The camp did not erupt immediately.

There was a stretch—just a breath—where the silence felt thick enough to cut.

Then someone thumped their fist twice against their chest.

Another joined.

Then another.

Voices rose—not in loud cheering, but in deep, approving sound.

It rolled through the camp in a wave, rough and low.

The boy who had asked for the song stared at Kel with wide eyes, as if he had just been handed something heavy and did not yet know how to carry it.

His lips moved.

"I… want to remember that," he said. "All of it."

Kel's expression softened.

"You don't have to remember every line," he replied. "Just the truth in it."

The boy nodded slowly.

"…We are the scar on winter's throat," he repeated under his breath.

His small chest rose, as if those words had carved more room inside him.

Sera leaned back on her stone seat, gaze thoughtful.
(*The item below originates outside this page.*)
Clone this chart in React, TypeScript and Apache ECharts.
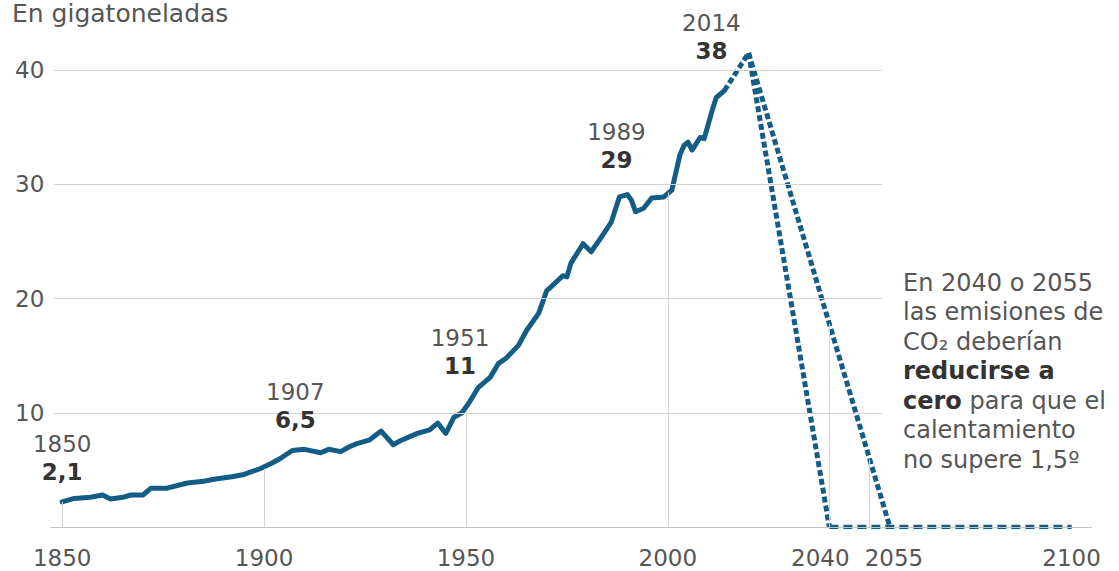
import React, { useEffect, useRef } from 'react';
import * as echarts from 'echarts';

// ---- data ----
const emissionYears = [
  1850, 1853, 1857, 1860, 1862, 1865, 1867, 1870, 1872, 1876, 1881, 1885, 1888, 1892, 1895, 1899,
  1902, 1904, 1907, 1910, 1914, 1916, 1919, 1921, 1923, 1926, 1929, 1932, 1934, 1938, 1941, 1943,
  1945, 1947, 1949, 1951, 1953, 1956, 1958, 1960, 1963, 1965, 1968, 1970, 1971, 1974, 1975, 1976,
  1979, 1981, 1983, 1986, 1988, 1990, 1991, 1992, 1994, 1996, 1999, 2001, 2003, 2004, 2005, 2006,
  2008, 2009, 2011, 2012, 2014,
];
const emissionValues = [
  2.2, 2.5, 2.6, 2.8, 2.45, 2.6, 2.8, 2.8, 3.4, 3.4, 3.85, 4.0, 4.2, 4.4, 4.6, 5.1,
  5.6, 6.0, 6.7, 6.8, 6.5, 6.8, 6.6, 7.0, 7.3, 7.6, 8.4, 7.2, 7.6, 8.2, 8.5, 9.1,
  8.2, 9.6, 10.0, 11.0, 12.2, 13.1, 14.3, 14.8, 15.9, 17.2, 18.7, 20.7, 21.0, 22.0, 21.9, 23.1,
  24.8, 24.1, 25.1, 26.7, 28.9, 29.1, 28.6, 27.6, 27.9, 28.8, 28.9, 29.5, 32.6, 33.4, 33.7, 33.0,
  34.1, 34.0, 36.5, 37.6, 38.2,
];

const bridgeYears = [2014, 2020];
const bridgeValues = [38.2, 41.5];
const path2040Years = [2020, 2040];
const path2040Values = [41.5, 0];
const path2055Years = [2020, 2055];
const path2055Values = [41.5, 0];
const zeroYears = [2040, 2100];
const zeroValues = [0, 0];

const gridValues = [10, 20, 30, 40];
const dropYears = [1850, 1900, 1950, 2000, 2040, 2050];
const dropValues = [2.2, 5.1, 10.2, 29.3, 17.8, 5.9];

const xTickLabels = [1850, 1900, 1950, 2000, 2040, 2055, 2100];
const yTickLabels = [10, 20, 30, 40];

const annYears = [1850, 1907, 1951, 1989, 2014];
const annAnchors = [2.1, 6.5, 11, 29, 38];
const annLabels = ['2,1', '6,5', '11', '29', '38'];
const annOffsets = [[0, -45], [3, -47], [-10, -49], [-7, -50], [-13, -56]];

const noteLines = [
  'En 2040 o 2055',
  'las emisiones de',
  'CO₂ deberían',
  '{b|reducirse a}',
  '{b|cero} para que el',
  'calentamiento',
  'no supere 1,5º',
];

const FONT = '"DejaVu Sans", sans-serif';
const GRAY = '#555555';
const DARK = '#333333';
const LINE = '#135c86';
const GRIDC = '#d2d2d2';

const zip = (xs: number[], ys: number[]) => xs.map((x, i) => [x, ys[i]]);

export default function App() {
  const ref = useRef<HTMLDivElement>(null);
  useEffect(() => {
    const chart = echarts.init(ref.current!, null, { renderer: 'svg' });
    const markLines: any[] = [];
    gridValues.forEach((v) => {
      markLines.push([{ coord: [1848, v] }, { coord: [2053, v] }]);
    });
    markLines.push([
      { coord: [1847, 0], lineStyle: { color: '#c4c4c4', width: 1.2 } },
      { coord: [2105, 0] },
    ]);
    dropYears.forEach((y, i) => {
      markLines.push([{ coord: [y, 0] }, { coord: [y, dropValues[i]] }]);
    });

    const option: any = {
      animation: false,
      grid: { left: 42, right: 7, top: 13, bottom: 44 },
      xAxis: {
        type: 'value',
        min: 1845,
        max: 2110,
        interval: 5,
        axisLine: { show: false },
        axisTick: { show: false },
        splitLine: { show: false },
        axisLabel: {
          margin: 19,
          fontSize: 23,
          color: GRAY,
          fontFamily: FONT,
          showMinLabel: true,
          showMaxLabel: true,
          formatter: (v: number) => {
            if (!xTickLabels.includes(v)) return '';
            if (v === 2040) return '{l|2040}';
            if (v === 2055) return '{r|2055}';
            return String(v);
          },
          rich: {
            l: { fontSize: 23, color: GRAY, fontFamily: FONT, padding: [0, 18, 0, 0] },
            r: { fontSize: 23, color: GRAY, fontFamily: FONT, padding: [0, 0, 0, 8] },
          },
        },
      },
      yAxis: {
        type: 'value',
        min: 0,
        max: 45,
        interval: 10,
        axisLine: { show: false },
        axisTick: { show: false },
        splitLine: { show: false },
        axisLabel: {
          align: 'left',
          margin: 27,
          fontSize: 23,
          color: GRAY,
          fontFamily: FONT,
          formatter: (v: number) => (yTickLabels.includes(v) ? String(v) : ''),
        },
      },
      series: [
        {
          name: 'grid',
          type: 'line',
          z: 1,
          data: [],
          silent: true,
          markLine: {
            silent: true,
            symbol: ['none', 'none'],
            label: { show: false },
            lineStyle: { color: GRIDC, width: 1, type: 'solid' },
            data: markLines,
          },
        },
        {
          name: 'Emisiones',
          type: 'line',
          z: 4,
          data: zip(emissionYears, emissionValues),
          showSymbol: false,
          symbol: 'none',
          lineStyle: { color: LINE, width: 5, join: 'round', cap: 'round' },
          markPoint: {
            symbol: 'circle',
            symbolSize: 1,
            itemStyle: { color: 'rgba(0,0,0,0)' },
            data: annYears.map((y, i) => ({
              coord: [y, annAnchors[i]],
              label: {
                show: true,
                position: 'inside',
                offset: annOffsets[i],
                formatter: `{y|${y}}\n{v|${annLabels[i]}}`,
              },
            })),
            label: {
              show: true,
              rich: {
                y: { fontSize: 23, color: GRAY, fontFamily: FONT, lineHeight: 28, align: 'center' },
                v: { fontSize: 23, color: DARK, fontFamily: FONT, fontWeight: 'bold', lineHeight: 28, align: 'center' },
              },
            },
          },
        },
        {
          name: 'bridge',
          type: 'line',
          z: 3,
          data: zip(bridgeYears, bridgeValues),
          symbol: 'none',
          lineStyle: { color: LINE, width: 5, type: [6, 3] },
        },
        {
          name: '2040',
          type: 'line',
          z: 3,
          data: zip(path2040Years, path2040Values),
          symbol: 'none',
          lineStyle: { color: LINE, width: 5, type: [6, 3] },
        },
        {
          name: '2055',
          type: 'line',
          z: 3,
          data: zip(path2055Years, path2055Values),
          symbol: 'none',
          lineStyle: { color: LINE, width: 5, type: [6, 3] },
        },
        {
          name: 'cero',
          type: 'line',
          z: 3,
          data: zip(zeroYears, zeroValues),
          symbol: 'none',
          lineStyle: { color: LINE, width: 4.5, type: [9, 5] },
        },
      ],
      graphic: [
        {
          type: 'text',
          left: 12,
          top: 1,
          style: { text: 'En gigatoneladas', fontSize: 25, fontFamily: FONT, fill: GRAY },
        },
        {
          type: 'text',
          left: 903,
          top: 268,
          style: {
            text: noteLines.join('\n'),
            fontSize: 24,
            fontFamily: FONT,
            fill: GRAY,
            lineHeight: 29.5,
            rich: {
              b: { fontSize: 24, fontFamily: FONT, fontWeight: 'bold', fill: DARK, lineHeight: 29.5 },
            },
          },
        },
      ],
    };
    chart.setOption(option);
    return () => chart.dispose();
  }, []);
  return (
    <div
      ref={ref}
      style={{ position: 'fixed', left: 0, top: 0, width: 1119, height: 571, background: '#fff' }}
    />
  );
}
For the first time, she looked at Kel not only as a cursed traveler, not only as a competitor—

But as something else.

A voice that could take what her people lived and give it back to them in shape they could hold.

Reina exhaled quietly, eyes half-lowered.

Landon's lips curved by a fraction.

Kel sat down again, the warmth of the fire painting his face in fluctuating light.

He felt the curse in his chest.

Still there.

Still coiled.

But for that moment, beneath that heavy northern sky, surrounded by laughter and scars and rough, honest voices—

the weight of it felt just a little less absolute.